Leading global law firm, Baker McKenzie, has acted for Oceans Finance Company, in its role as project manager to structure, implement and oversee the Government of Ecuador’s record $1.6 billion debt-for-nature swap. The transaction will provide over $300 million for independently managed marine conservation around the Galápagos Islands over the next 18 years.
Through this transaction, the largest debt conversion for marine conservation to date, Ecuador’s existing sovereign bonds with a face value of over $1.6 billion were exchanged for a $656 million loan made from the proceeds of a marine conservation-linked bond, which benefits from political risk insurance from US International Development Finance Corporation and an $85 million guarantee from the Inter-American Development Bank.
As a critical part of the transaction, Ecuador agreed to provide more than $300 million of the savings it realises from this exchange to an independent grant-making body, the Galápagos Life Fund, a Delaware non-profit conservation fund (GLF). Among its roles in the transaction, Baker McKenzie was responsible for the set-up and structuring of the GLF, as well as the sustainability commitment documentation which sets out the uses for the funds provided and the marine conservation targets to be achieved.
Oceans Finance Company was founded to create a link between the impact benefits derived from the management of natural capital and nature-based solutions on the one hand and large-scale sources of blended finance capital on the other. Oceans Finance Company was the founding member of the GLF and will be the project manager for the transaction going forward.

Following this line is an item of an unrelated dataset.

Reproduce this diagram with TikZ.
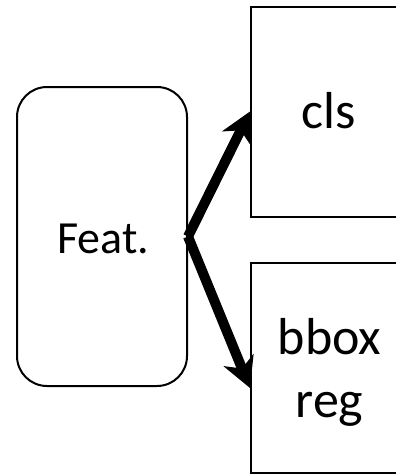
\documentclass[tikz,border=0pt]{standalone}
\usepackage{fontspec}
\setmainfont{Carlito}
\usetikzlibrary{arrows.meta,calc}
\begin{document}
\begin{tikzpicture}[x=1pt,y=-1pt,
  featbox/.style={draw, line width=2pt, rounded corners=30pt, minimum width=170pt, minimum height=299pt, inner sep=0pt},
  headbox/.style={draw, fill=white, line width=2pt, minimum width=154pt, minimum height=210pt, inner sep=0pt},
  feattext/.style={anchor=base, inner sep=0pt, font=\fontsize{46}{55}\selectfont},
  headtext/.style={anchor=base, inner sep=0pt, font=\fontsize{52}{63}\selectfont},
  bigarrow/.style={line width=10pt, -{Stealth[length=30pt,width=32pt,inset=9pt]}}]
\useasboundingbox (0,0) rectangle (396,474);
\node[featbox] (feat) at (102,236.5) {};
\node[headbox] (cls) at (328,111.5) {};
\node[headbox] (reg) at (328,367.5) {};
\node[feattext] (feattxt) at (103,253) {Feat.};
\node[headtext] (clstxt) at (329,128) {cls};
\node[headtext] (bboxtxt) at (329.5,354) {bbox};
\node[headtext] (regtxt) at (329.5,417) {reg};
\coordinate (regin) at ($(reg.west)+(0,20.5)$);
\draw[bigarrow] (feat.east) -- (cls.west);
\draw[bigarrow] (feat.east) -- (regin);
\end{tikzpicture}
\end{document}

Commenting on the deal, Matthew Cox, said: “It is fantastic to see this debt-for-nature swap, which will unlock much needed funds for marine conservation around the Galápagos Islands, come to fruition. It has been a pleasure to work with Oceans Finance Company from the initial structuring stages of the transaction to setting up the new Galápagos Life Fund and to assist and advise it going forwards.”
Ecuador’s debt-for-nature swap builds upon the examples of similar schemes in the Seychelles (on which members of the Baker McKenzie team acted in previous roles) Barbados and Belize, at a significantly increased scale and level of complexity.
The Baker McKenzie team was led by London Banking Partner Matthew Cox, and Washington D.C. Corporate & Securities Partner Tom Egan with support from London Structured Capital Markets Senior Associate James Tanner, London Capital Markets Senior Associate Ben Bierwirth, London Banking Associate Nick Parker and Washington D.C. Corporate & Securities Associate Taryn Brown. Tax partners Glenn Fox in New York and Rodney Read in Houston also assisted on the structuring of GLF.